▶ [Problem statement] Omit all images. Write out the rest of the material exactly.

▶ [Input records]
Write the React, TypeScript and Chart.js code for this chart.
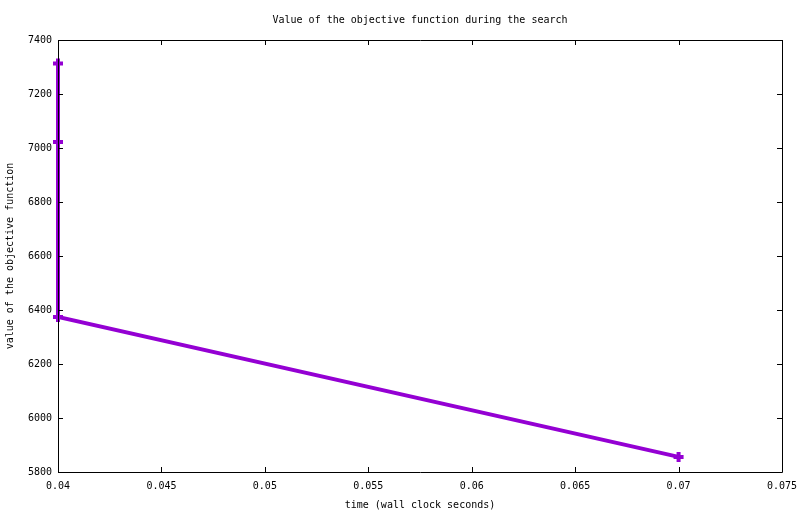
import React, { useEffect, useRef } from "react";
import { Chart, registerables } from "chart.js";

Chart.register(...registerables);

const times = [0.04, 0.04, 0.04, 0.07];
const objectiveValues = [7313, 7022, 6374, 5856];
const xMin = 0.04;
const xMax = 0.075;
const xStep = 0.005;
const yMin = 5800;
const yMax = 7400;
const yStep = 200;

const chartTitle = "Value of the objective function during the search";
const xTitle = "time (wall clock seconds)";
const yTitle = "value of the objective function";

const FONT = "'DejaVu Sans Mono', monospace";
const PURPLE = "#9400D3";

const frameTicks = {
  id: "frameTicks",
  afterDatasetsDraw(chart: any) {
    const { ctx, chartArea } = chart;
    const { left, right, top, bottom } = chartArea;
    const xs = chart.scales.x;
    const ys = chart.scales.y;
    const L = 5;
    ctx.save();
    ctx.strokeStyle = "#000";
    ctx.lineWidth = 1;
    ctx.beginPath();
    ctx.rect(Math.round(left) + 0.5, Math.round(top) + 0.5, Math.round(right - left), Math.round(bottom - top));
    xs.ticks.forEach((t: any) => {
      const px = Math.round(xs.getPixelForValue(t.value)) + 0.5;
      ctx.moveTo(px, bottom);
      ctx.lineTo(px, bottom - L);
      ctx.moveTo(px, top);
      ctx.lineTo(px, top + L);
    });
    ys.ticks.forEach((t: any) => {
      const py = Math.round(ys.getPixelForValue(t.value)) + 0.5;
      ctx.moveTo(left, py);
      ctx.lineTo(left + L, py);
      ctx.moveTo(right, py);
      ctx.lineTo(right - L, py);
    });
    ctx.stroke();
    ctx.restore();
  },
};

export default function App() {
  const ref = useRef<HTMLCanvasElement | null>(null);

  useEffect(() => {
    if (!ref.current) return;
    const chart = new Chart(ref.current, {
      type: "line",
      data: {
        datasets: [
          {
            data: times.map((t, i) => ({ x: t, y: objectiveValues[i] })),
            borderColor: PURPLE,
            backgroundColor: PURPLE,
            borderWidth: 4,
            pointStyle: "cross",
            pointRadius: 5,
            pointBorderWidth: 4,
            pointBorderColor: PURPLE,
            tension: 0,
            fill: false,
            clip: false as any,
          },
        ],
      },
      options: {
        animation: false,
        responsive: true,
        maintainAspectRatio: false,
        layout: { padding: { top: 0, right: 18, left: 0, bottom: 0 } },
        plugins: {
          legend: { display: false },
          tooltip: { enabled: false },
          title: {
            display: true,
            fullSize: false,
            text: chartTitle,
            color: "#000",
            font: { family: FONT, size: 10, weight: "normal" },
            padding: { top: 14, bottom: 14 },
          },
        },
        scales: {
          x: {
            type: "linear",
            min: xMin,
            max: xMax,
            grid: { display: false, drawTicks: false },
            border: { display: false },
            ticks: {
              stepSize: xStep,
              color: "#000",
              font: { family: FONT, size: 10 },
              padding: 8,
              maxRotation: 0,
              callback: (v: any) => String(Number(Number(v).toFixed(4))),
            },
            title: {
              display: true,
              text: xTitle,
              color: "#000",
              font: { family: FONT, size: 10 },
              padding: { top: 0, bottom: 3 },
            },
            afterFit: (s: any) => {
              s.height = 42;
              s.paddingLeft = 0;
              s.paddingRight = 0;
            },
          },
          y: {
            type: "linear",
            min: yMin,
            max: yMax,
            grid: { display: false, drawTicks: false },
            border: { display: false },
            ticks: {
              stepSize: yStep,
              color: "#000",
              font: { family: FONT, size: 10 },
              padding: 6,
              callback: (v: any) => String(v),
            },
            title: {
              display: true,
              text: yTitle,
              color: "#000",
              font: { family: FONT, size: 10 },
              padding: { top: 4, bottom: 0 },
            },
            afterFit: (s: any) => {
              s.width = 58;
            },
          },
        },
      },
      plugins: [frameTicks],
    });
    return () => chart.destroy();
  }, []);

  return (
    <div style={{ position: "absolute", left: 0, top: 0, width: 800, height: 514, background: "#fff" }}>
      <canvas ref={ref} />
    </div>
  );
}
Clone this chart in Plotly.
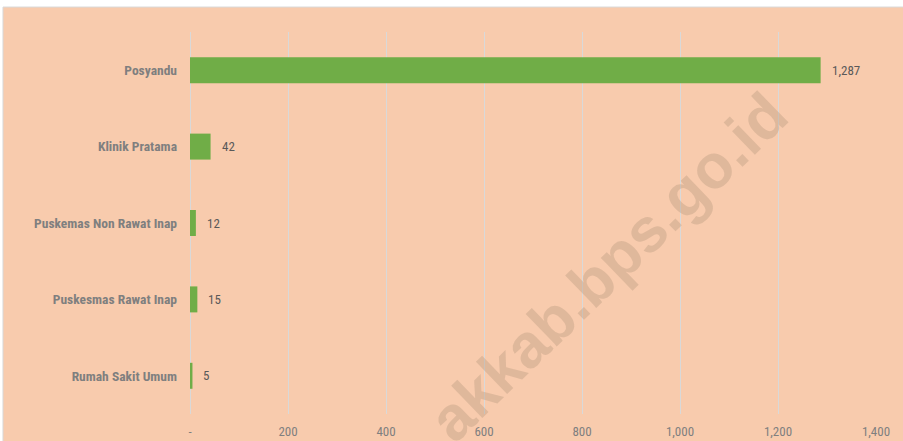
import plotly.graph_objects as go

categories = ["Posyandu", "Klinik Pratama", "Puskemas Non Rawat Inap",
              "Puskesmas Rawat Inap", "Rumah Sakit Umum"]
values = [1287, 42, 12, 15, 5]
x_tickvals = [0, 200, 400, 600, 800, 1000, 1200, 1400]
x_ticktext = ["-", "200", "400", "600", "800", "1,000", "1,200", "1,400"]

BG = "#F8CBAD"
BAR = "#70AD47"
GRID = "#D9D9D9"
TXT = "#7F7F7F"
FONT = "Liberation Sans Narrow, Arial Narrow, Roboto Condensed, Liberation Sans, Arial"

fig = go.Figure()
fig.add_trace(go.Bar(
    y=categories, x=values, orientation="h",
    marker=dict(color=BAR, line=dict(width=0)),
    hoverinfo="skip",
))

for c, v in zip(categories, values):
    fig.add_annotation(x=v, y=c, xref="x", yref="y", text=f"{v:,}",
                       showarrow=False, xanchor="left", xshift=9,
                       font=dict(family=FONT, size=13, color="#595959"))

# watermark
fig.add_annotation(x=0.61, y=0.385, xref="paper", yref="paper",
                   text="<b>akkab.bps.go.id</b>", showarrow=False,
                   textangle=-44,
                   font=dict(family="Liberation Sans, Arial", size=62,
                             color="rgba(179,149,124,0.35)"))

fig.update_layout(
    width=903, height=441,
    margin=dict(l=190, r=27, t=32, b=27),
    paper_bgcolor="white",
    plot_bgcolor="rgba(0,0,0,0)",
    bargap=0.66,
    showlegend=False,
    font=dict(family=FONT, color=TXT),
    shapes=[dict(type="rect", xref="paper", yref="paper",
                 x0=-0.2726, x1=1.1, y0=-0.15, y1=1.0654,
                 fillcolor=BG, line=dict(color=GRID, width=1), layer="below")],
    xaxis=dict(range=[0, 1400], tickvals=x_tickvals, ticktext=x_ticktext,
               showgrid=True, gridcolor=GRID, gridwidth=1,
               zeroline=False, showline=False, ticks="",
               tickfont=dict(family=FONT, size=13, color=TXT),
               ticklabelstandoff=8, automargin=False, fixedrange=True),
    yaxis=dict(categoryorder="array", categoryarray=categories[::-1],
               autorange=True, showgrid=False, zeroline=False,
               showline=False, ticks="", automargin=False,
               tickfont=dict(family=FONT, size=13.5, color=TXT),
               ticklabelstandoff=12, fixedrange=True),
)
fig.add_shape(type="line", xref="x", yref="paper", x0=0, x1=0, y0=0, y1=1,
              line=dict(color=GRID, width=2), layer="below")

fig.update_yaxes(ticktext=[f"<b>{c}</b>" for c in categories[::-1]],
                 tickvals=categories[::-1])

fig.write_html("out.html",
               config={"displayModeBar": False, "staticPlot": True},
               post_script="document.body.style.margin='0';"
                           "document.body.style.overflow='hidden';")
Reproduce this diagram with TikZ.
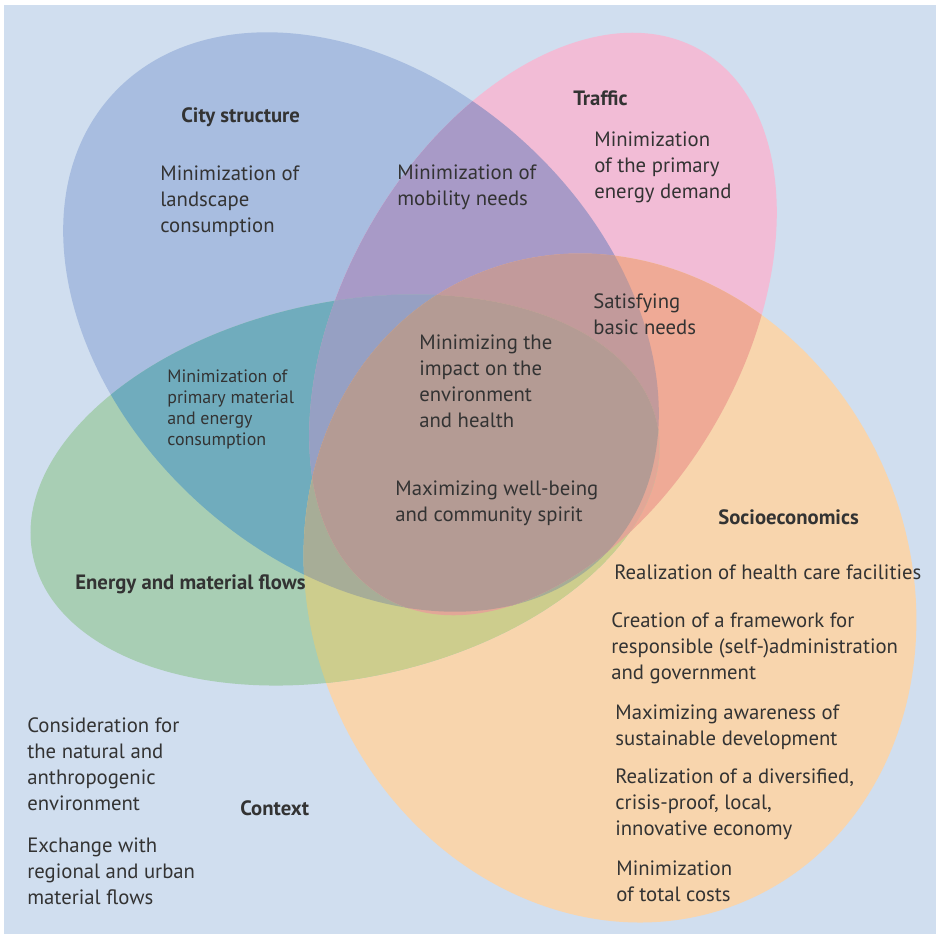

▶ [Completed task]
Write the React, TypeScript and Chart.js code for this chart.
import React, { useEffect, useRef } from "react";
import { Chart, registerables } from "chart.js";

Chart.register(...registerables);

const times = [0.04, 0.04, 0.04, 0.07];
const objectiveValues = [7313, 7022, 6374, 5856];
const xMin = 0.04;
const xMax = 0.075;
const xStep = 0.005;
const yMin = 5800;
const yMax = 7400;
const yStep = 200;

const chartTitle = "Value of the objective function during the search";
const xTitle = "time (wall clock seconds)";
const yTitle = "value of the objective function";

const FONT = "'DejaVu Sans Mono', monospace";
const PURPLE = "#9400D3";

const frameTicks = {
  id: "frameTicks",
  afterDatasetsDraw(chart: any) {
    const { ctx, chartArea } = chart;
    const { left, right, top, bottom } = chartArea;
    const xs = chart.scales.x;
    const ys = chart.scales.y;
    const L = 5;
    ctx.save();
    ctx.strokeStyle = "#000";
    ctx.lineWidth = 1;
    ctx.beginPath();
    ctx.rect(Math.round(left) + 0.5, Math.round(top) + 0.5, Math.round(right - left), Math.round(bottom - top));
    xs.ticks.forEach((t: any) => {
      const px = Math.round(xs.getPixelForValue(t.value)) + 0.5;
      ctx.moveTo(px, bottom);
      ctx.lineTo(px, bottom - L);
      ctx.moveTo(px, top);
      ctx.lineTo(px, top + L);
    });
    ys.ticks.forEach((t: any) => {
      const py = Math.round(ys.getPixelForValue(t.value)) + 0.5;
      ctx.moveTo(left, py);
      ctx.lineTo(left + L, py);
      ctx.moveTo(right, py);
      ctx.lineTo(right - L, py);
    });
    ctx.stroke();
    ctx.restore();
  },
};

export default function App() {
  const ref = useRef<HTMLCanvasElement | null>(null);

  useEffect(() => {
    if (!ref.current) return;
    const chart = new Chart(ref.current, {
      type: "line",
      data: {
        datasets: [
          {
            data: times.map((t, i) => ({ x: t, y: objectiveValues[i] })),
            borderColor: PURPLE,
            backgroundColor: PURPLE,
            borderWidth: 4,
            pointStyle: "cross",
            pointRadius: 5,
            pointBorderWidth: 4,
            pointBorderColor: PURPLE,
            tension: 0,
            fill: false,
            clip: false as any,
          },
        ],
      },
      options: {
        animation: false,
        responsive: true,
        maintainAspectRatio: false,
        layout: { padding: { top: 0, right: 18, left: 0, bottom: 0 } },
        plugins: {
          legend: { display: false },
          tooltip: { enabled: false },
          title: {
            display: true,
            fullSize: false,
            text: chartTitle,
            color: "#000",
            font: { family: FONT, size: 10, weight: "normal" },
            padding: { top: 14, bottom: 14 },
          },
        },
        scales: {
          x: {
            type: "linear",
            min: xMin,
            max: xMax,
            grid: { display: false, drawTicks: false },
            border: { display: false },
            ticks: {
              stepSize: xStep,
              color: "#000",
              font: { family: FONT, size: 10 },
              padding: 8,
              maxRotation: 0,
              callback: (v: any) => String(Number(Number(v).toFixed(4))),
            },
            title: {
              display: true,
              text: xTitle,
              color: "#000",
              font: { family: FONT, size: 10 },
              padding: { top: 0, bottom: 3 },
            },
            afterFit: (s: any) => {
              s.height = 42;
              s.paddingLeft = 0;
              s.paddingRight = 0;
            },
          },
          y: {
            type: "linear",
            min: yMin,
            max: yMax,
            grid: { display: false, drawTicks: false },
            border: { display: false },
            ticks: {
              stepSize: yStep,
              color: "#000",
              font: { family: FONT, size: 10 },
              padding: 6,
              callback: (v: any) => String(v),
            },
            title: {
              display: true,
              text: yTitle,
              color: "#000",
              font: { family: FONT, size: 10 },
              padding: { top: 4, bottom: 0 },
            },
            afterFit: (s: any) => {
              s.width = 58;
            },
          },
        },
      },
      plugins: [frameTicks],
    });
    return () => chart.destroy();
  }, []);

  return (
    <div style={{ position: "absolute", left: 0, top: 0, width: 800, height: 514, background: "#fff" }}>
      <canvas ref={ref} />
    </div>
  );
}
Clone this chart in Plotly.
import plotly.graph_objects as go

categories = ["Posyandu", "Klinik Pratama", "Puskemas Non Rawat Inap",
              "Puskesmas Rawat Inap", "Rumah Sakit Umum"]
values = [1287, 42, 12, 15, 5]
x_tickvals = [0, 200, 400, 600, 800, 1000, 1200, 1400]
x_ticktext = ["-", "200", "400", "600", "800", "1,000", "1,200", "1,400"]

BG = "#F8CBAD"
BAR = "#70AD47"
GRID = "#D9D9D9"
TXT = "#7F7F7F"
FONT = "Liberation Sans Narrow, Arial Narrow, Roboto Condensed, Liberation Sans, Arial"

fig = go.Figure()
fig.add_trace(go.Bar(
    y=categories, x=values, orientation="h",
    marker=dict(color=BAR, line=dict(width=0)),
    hoverinfo="skip",
))

for c, v in zip(categories, values):
    fig.add_annotation(x=v, y=c, xref="x", yref="y", text=f"{v:,}",
                       showarrow=False, xanchor="left", xshift=9,
                       font=dict(family=FONT, size=13, color="#595959"))

# watermark
fig.add_annotation(x=0.61, y=0.385, xref="paper", yref="paper",
                   text="<b>akkab.bps.go.id</b>", showarrow=False,
                   textangle=-44,
                   font=dict(family="Liberation Sans, Arial", size=62,
                             color="rgba(179,149,124,0.35)"))

fig.update_layout(
    width=903, height=441,
    margin=dict(l=190, r=27, t=32, b=27),
    paper_bgcolor="white",
    plot_bgcolor="rgba(0,0,0,0)",
    bargap=0.66,
    showlegend=False,
    font=dict(family=FONT, color=TXT),
    shapes=[dict(type="rect", xref="paper", yref="paper",
                 x0=-0.2726, x1=1.1, y0=-0.15, y1=1.0654,
                 fillcolor=BG, line=dict(color=GRID, width=1), layer="below")],
    xaxis=dict(range=[0, 1400], tickvals=x_tickvals, ticktext=x_ticktext,
               showgrid=True, gridcolor=GRID, gridwidth=1,
               zeroline=False, showline=False, ticks="",
               tickfont=dict(family=FONT, size=13, color=TXT),
               ticklabelstandoff=8, automargin=False, fixedrange=True),
    yaxis=dict(categoryorder="array", categoryarray=categories[::-1],
               autorange=True, showgrid=False, zeroline=False,
               showline=False, ticks="", automargin=False,
               tickfont=dict(family=FONT, size=13.5, color=TXT),
               ticklabelstandoff=12, fixedrange=True),
)
fig.add_shape(type="line", xref="x", yref="paper", x0=0, x1=0, y0=0, y1=1,
              line=dict(color=GRID, width=2), layer="below")

fig.update_yaxes(ticktext=[f"<b>{c}</b>" for c in categories[::-1]],
                 tickvals=categories[::-1])

fig.write_html("out.html",
               config={"displayModeBar": False, "staticPlot": True},
               post_script="document.body.style.margin='0';"
                           "document.body.style.overflow='hidden';")
Reproduce this diagram with TikZ.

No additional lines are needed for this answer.